Community-supported agriculture is all the rage on the sustainable food scene, and while the phrase may be less palatable than the produce, Brighton and Hove has its first CSA project – Veg Share.

Hailed as a way of putting people who eat in touch with people who grow and an alternative model of food distribution, CSA is based on the idea that a community can financially support a farmer through both the harvests and the failures, with benefits on both sides.

Veg Share is a project of Fork & Dig It community allotments at Stanmer Organics in Brighton, and began circulating food to members at the beginning of July.

Coordinator Emily O’Brien says, “It’s like a weekly veggie box delivery, except we don’t get any stock externally, people get a share of the harvest we grow. If the harvest fails we ask members to share the pain, but if we have a glut then they benefit too. It’s like buying shares in a company – you could have a share in the loss as well as the gain, it’s the same model.”

Members are referred to as shareholders and signing up involves buying shares rather than paying a weekly subscription or grocery bill.

The project is running on a trial basis only, with deliveries up until the end of December, before the Fork & Dig It team take a break to regroup and analyse its success or otherwise.

Currently there are only ten shares available, with 18 members signed up, two holding full shares and 13 with half shares. Veg Share has also taken into consideration the volunteers who grow the produce and they get to take home a portion of the harvest in return for their work.

Emily says, “We kept in mind how much has been produced previously on our land as well the achievements of other community-supported agriculture projects nationally and set a limit on the share numbers. We wanted to keep it small this year as we want to learn so that we might be able to do a bigger scheme next year.”

Expecting people to take a hit if the crops fail is a big ask, and a curious idea, particularly when we are all so used to food on demand from 24-hour supermarkets. But Veg Share say their research shows that, despite the risk, their fresh local produce is cheaper than if you were to buy the equivalent at Infinity Foods, Waitrose organics or Abel & Cole.

Emily says it isn’t a scheme intended to take over completely from the current model of food production – and it’s not for everyone.

“We’ve had a lot of interest,” she says, “but not everyone signed up. It’s completely understandable because the amount and type of produce is hard to predict, especially as this is the first time we’ve run it, and you lose an element of choice – you get what we grow.

“But the people who have signed up understand the model and have bought into the ethos. It’s about food produced locally, sustainably and not-for-profit.”

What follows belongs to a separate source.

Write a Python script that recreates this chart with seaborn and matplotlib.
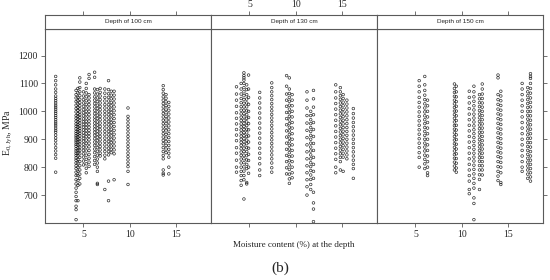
import pandas as pd
import matplotlib.pyplot as plt
import seaborn as sns

# ---------------------------------------------------------------------
# Data: moisture content columns and E values
# ---------------------------------------------------------------------
depths = ["Depth of 100 cm", "Depth of 130 cm", "Depth of 150 cm"]

x_100 = [2.0, 4.2, 4.4, 4.6, 5.0, 5.3, 5.6, 6.2, 6.5, 6.8, 7.3, 7.7, 8.0, 8.3, 9.8, 13.6, 13.9, 14.2]
e_100 = [
    [1125, 1110, 1095, 1080, 1068, 1055, 1046, 1038, 1030, 1022, 1015, 1008, 1000, 993, 985, 978,
     970, 962, 955, 948, 940, 932, 925, 915, 905, 895, 883, 870, 858, 845, 832, 782],
    [1075, 1060, 1048, 1035, 1022, 1010, 998, 985, 975, 965, 955, 946, 937, 928, 920, 912, 905, 897,
     890, 882, 875, 866, 858, 850, 842, 833, 825, 815, 805, 795, 782, 770, 755, 740, 725, 710, 695,
     680, 660, 648, 612],
    [1082, 1066, 1050, 1038, 1026, 1014, 1003, 992, 982, 972, 962, 953, 944, 935, 926, 917, 908, 899,
     890, 880, 870, 860, 850, 840, 828, 815, 800, 785, 770, 752, 735, 680],
    [1120, 1105, 1085, 1070, 1056, 1043, 1031, 1020, 1009, 998, 988, 978, 968, 958, 948, 939, 930,
     921, 912, 902, 892, 882, 871, 860, 848, 835, 820, 805, 790, 775, 760, 740],
    [1070, 1055, 1042, 1030, 1018, 1006, 995, 984, 973, 963, 953, 943, 933, 923, 913, 903, 893, 882,
     871, 860, 848, 836, 822, 808],
    [1100, 1082, 1066, 1052, 1038, 1025, 1012, 1000, 988, 976, 964, 953, 942, 931, 920, 909, 897,
     885, 872, 858, 843, 828, 812, 796, 780],
    [1132, 1118, 1060, 1048, 1036, 1024, 1012, 1000, 988, 976, 965, 954, 943, 932, 921, 910, 898,
     886, 873, 860, 846, 832, 818, 803],
    [1140, 1122, 1080, 1066, 1052, 1040, 1028, 1016, 1004, 992, 980, 969, 958, 947, 936, 925, 914,
     902, 890, 878, 865, 852, 838, 824, 810],
    [1078, 1062, 1048, 1035, 1022, 1010, 998, 986, 974, 962, 951, 940, 929, 918, 907, 895, 883, 870,
     857, 843, 829, 815, 800, 785, 742, 738],
    [1082, 1068, 1055, 1042, 1030, 1018, 1006, 994, 982, 970, 958, 946, 934, 922, 910, 898, 886, 874,
     862, 850, 840],
    [1080, 1065, 1050, 1037, 1024, 1012, 1000, 988, 976, 964, 952, 940, 928, 916, 904, 892, 880, 868,
     856, 843, 830, 720],
    [1110, 1078, 1063, 1050, 1037, 1024, 1012, 1000, 988, 976, 964, 952, 940, 928, 916, 904, 892,
     880, 868, 856, 844, 750, 680],
    [1072, 1058, 1045, 1032, 1020, 1008, 996, 984, 972, 960, 948, 936, 924, 912, 900, 888, 876, 864, 852],
    [1072, 1058, 1044, 1030, 1016, 1002, 988, 974, 960, 946, 932, 918, 904, 890, 876, 862, 848, 755],
    [1012, 982, 970, 958, 946, 934, 922, 910, 898, 886, 874, 862, 850, 838, 826, 814, 802, 785, 738],
    [1092, 1078, 1065, 1052, 1040, 1028, 1016, 1004, 992, 980, 968, 956, 944, 932, 920, 908, 896,
     884, 870, 856, 842, 830, 790, 778, 772],
    [1060, 1047, 1034, 1021, 1008, 995, 982, 969, 956, 943, 930, 917, 904, 891, 878, 865, 852],
    [1032, 1018, 1004, 990, 976, 962, 948, 934, 920, 906, 892, 878, 864, 850, 836, 800, 776],
]

x_130 = [3.6, 4.1, 4.4, 4.7, 4.9, 6.1, 7.4, 9.0, 9.3, 9.6, 11.2, 11.6, 11.9, 14.3, 14.8, 15.1, 15.5, 16.2]
e_130 = [
    [1088, 1062, 1040, 1018, 995, 975, 955, 935, 915, 895, 870, 850, 825, 800, 782],
    [1100, 1080, 1062, 1046, 1031, 1017, 1004, 991, 979, 967, 955, 944, 933, 922, 911, 900, 889,
     878, 866, 854, 842, 829, 815, 800, 785, 770, 752, 735],
    [1138, 1128, 1120, 1112, 1100, 1085, 1070, 1056, 1042, 1029, 1016, 1004, 992, 980, 968, 957,
     946, 935, 924, 913, 902, 891, 880, 868, 856, 843, 830, 816, 801, 786, 770, 755, 686],
    [1095, 1078, 1060, 1044, 1030, 1016, 1002, 988, 975, 962, 949, 936, 923, 910, 897, 884, 870,
     856, 841, 826, 810, 795, 745, 740],
    [1130, 1080, 1050, 1025, 1000, 978, 956, 934, 912, 890, 868, 846, 824, 800, 778],
    [1068, 1048, 1030, 1012, 994, 976, 958, 940, 922, 904, 886, 868, 850, 832, 812, 790, 770],
    [1102, 1085, 1070, 1056, 1042, 1028, 1015, 1002, 989, 976, 963, 950, 937, 924, 911, 898, 885,
     872, 858, 844, 830, 815, 798, 782],
    [1128, 1090, 1062, 1040, 1018, 996, 974, 952, 930, 908, 886, 864, 842, 820, 798, 776],
    [1120, 1080, 1064, 1050, 1036, 1022, 1008, 995, 982, 969, 956, 943, 930, 917, 904, 891, 878,
     865, 852, 838, 823, 808, 792, 775, 758, 742],
    [1060, 1040, 1020, 1000, 980, 960, 940, 920, 900, 880, 860, 840, 820, 800, 780, 762],
    [1070, 1040, 1012, 985, 958, 932, 906, 880, 855, 830, 805, 780, 755, 730, 700],
    [1000, 985, 970, 956, 942, 928, 914, 900, 886, 872, 858, 844, 830, 816, 802, 788, 772, 756, 738, 720],
    [1075, 1045, 1015, 988, 960, 935, 910, 885, 860, 835, 810, 785, 760, 710, 672, 650, 605],
    [1095, 1070, 1048, 1028, 1008, 988, 968, 948, 928, 908, 888, 868, 848, 828, 800, 780],
    [1085, 1070, 1056, 1043, 1030, 1017, 1004, 991, 978, 965, 952, 939, 926, 913, 900, 887, 874,
     861, 848, 835, 820, 790],
    [1060, 1046, 1033, 1020, 1007, 994, 981, 968, 955, 942, 929, 916, 903, 890, 877, 864, 850, 836, 785],
    [1040, 1026, 1012, 998, 984, 970, 956, 942, 928, 914, 900, 886, 872, 858, 844, 830],
    [1010, 992, 976, 960, 945, 930, 915, 900, 885, 870, 855, 840, 825, 810, 795, 760],
]

x_150 = [5.4, 6.0, 6.3, 9.2, 9.4, 10.8, 11.3, 11.9, 12.2, 13.9, 14.2, 16.5, 17.1, 17.4]
e_150 = [
    [1110, 1090, 1070, 1050, 1032, 1015, 998, 982, 966, 950, 934, 918, 902, 886, 870, 852, 835, 800],
    [1125, 1095, 1075, 1058, 1042, 1027, 1012, 998, 984, 970, 956, 942, 928, 914, 900, 886, 872,
     858, 843, 828, 812, 795],
    [1040, 1020, 1000, 980, 960, 940, 920, 900, 880, 860, 840, 820, 800, 780, 770],
    [1098, 1082, 1068, 1054, 1040, 1027, 1014, 1001, 988, 975, 962, 949, 936, 923, 910, 897, 884,
     871, 858, 845, 832, 818, 804, 790],
    [1090, 1070, 1052, 1035, 1018, 1001, 984, 967, 950, 933, 916, 899, 882, 865, 848, 831, 814, 797, 782],
    [1072, 1050, 1030, 1010, 990, 970, 950, 930, 910, 890, 870, 850, 830, 810, 790, 770, 750, 720, 705],
    [1090, 1070, 1052, 1036, 1020, 1005, 990, 976, 962, 948, 934, 920, 906, 892, 878, 864, 850, 836,
     822, 807, 792, 776, 760, 742, 725, 690, 670, 612],
    [1060, 1045, 1031, 1017, 1003, 990, 977, 964, 951, 938, 925, 912, 899, 886, 873, 860, 847, 834,
     821, 806, 790, 773, 756, 720],
    [1098, 1080, 1062, 1046, 1030, 1015, 1000, 985, 970, 955, 940, 925, 910, 895, 880, 865, 850,
     835, 820, 805, 790, 772],
    [1130, 1120, 1060, 1042, 1025, 1008, 991, 974, 957, 940, 923, 906, 889, 872, 855, 838, 820, 802,
     785, 768, 752],
    [1072, 1055, 1038, 1021, 1004, 987, 970, 953, 936, 919, 902, 885, 868, 851, 834, 817, 800, 780, 745, 738],
    [1100, 1080, 1060, 1040, 1020, 1000, 980, 960, 940, 920, 900, 880, 860, 840, 820, 800, 785],
    [1085, 1070, 1056, 1042, 1028, 1014, 1000, 986, 972, 958, 944, 930, 916, 902, 888, 874, 860,
     846, 832, 818, 804, 790, 775, 760],
    [1135, 1125, 1118, 1100, 1082, 1065, 1048, 1032, 1016, 1000, 984, 968, 952, 936, 920, 904, 888,
     872, 856, 840, 825, 810, 795, 780, 765, 750],
]

# ---------------------------------------------------------------------
# Long-form table
# ---------------------------------------------------------------------
rows = []
for depth, xs, es in zip(depths, [x_100, x_130, x_150], [e_100, e_130, e_150]):
    for xv, col in zip(xs, es):
        for ev in col:
            rows.append((depth, xv, ev))
df = pd.DataFrame(rows, columns=["depth", "moisture", "E"])

# ---------------------------------------------------------------------
# Lattice-style figure
# ---------------------------------------------------------------------
sns.set_style("white")
plt.rcParams["font.family"] = ["Liberation Serif", "DejaVu Serif"]
plt.rcParams["mathtext.fontset"] = "custom"
plt.rcParams["mathtext.rm"] = "Liberation Serif"
plt.rcParams["mathtext.it"] = "Liberation Serif:italic"

FRAME = "#5a5a5a"
W, H = 550, 280
fig = plt.figure(figsize=(5.5, 2.8), dpi=100)

panel_left, panel_w = 45, 166
plot_top, plot_bot = 29, 223
strip_top = 14.5

for i, depth in enumerate(depths):
    left = (panel_left + i * panel_w) / W
    ax = fig.add_axes([left, (H - plot_bot) / H, panel_w / W, (plot_bot - plot_top) / H])
    strip = fig.add_axes([left, (H - plot_top) / H, panel_w / W, (plot_top - strip_top) / H], sharex=ax)

    sns.scatterplot(data=df[df["depth"] == depth], x="moisture", y="E", ax=ax,
                    marker="o", s=3.5, linewidth=0.5, legend=False)
    pts = ax.collections[-1]
    pts.set_facecolor("none")
    pts.set_edgecolor((0.05, 0.05, 0.05, 0.85))

    ax.set_xlim(0.85, 18.75)
    ax.set_ylim(600, 1295)
    ax.set_xticks([5, 10, 15])
    ax.set_yticks([700, 800, 900, 1000, 1100, 1200])
    ax.set_xlabel("")
    ax.set_ylabel("")
    for sp in ax.spines.values():
        sp.set_color(FRAME)
        sp.set_linewidth(0.8)
    ax.tick_params(direction="out", length=3, width=0.6, color=FRAME, labelsize=7, pad=2,
                   bottom=True, labelbottom=(i != 1),
                   left=(i == 0), labelleft=(i == 0),
                   right=(i == 2), labelright=False)

    # strip with the top axis ticks
    strip.set_ylim(0, 1)
    strip.set_yticks([])
    for sp in strip.spines.values():
        sp.set_color(FRAME)
        sp.set_linewidth(0.8)
    strip.tick_params(axis="x", direction="out", length=3, width=0.6, color=FRAME, labelsize=7, pad=1,
                      bottom=False, labelbottom=False, top=True, labeltop=(i == 1))
    strip.text(0.5, 0.5, depth, transform=strip.transAxes, ha="center", va="center",
               fontsize=4.6, family=["Liberation Sans", "DejaVu Sans"])

fig.text(294 / W, 1 - 245 / H, "Moisture content (%) at the depth", ha="center", va="center", fontsize=6.5)
fig.text(8 / W, 1 - 132 / H, r"E$_{\mathrm{0,Jyh}}$, MPa", rotation=90, ha="center", va="center", fontsize=7)
fig.text(280 / W, 1 - 268 / H, "(b)", ha="center", va="center", fontsize=11)

fig.savefig("out.png", dpi=100)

A food project for 18 people may not seem groundbreaking, or even chipping away at the surface of the problem, but Harvest Brighton and Hove are currently running a feasibility study for a much larger CSA scheme that Emily says could lead to a community-owned farm.

“Seven or eight years ago no one had heard of community-supported agriculture,”

she says. “Now it’s a bit of a buzz word; there are projects everywhere and it’s very big in America. It’s definitely expanding.”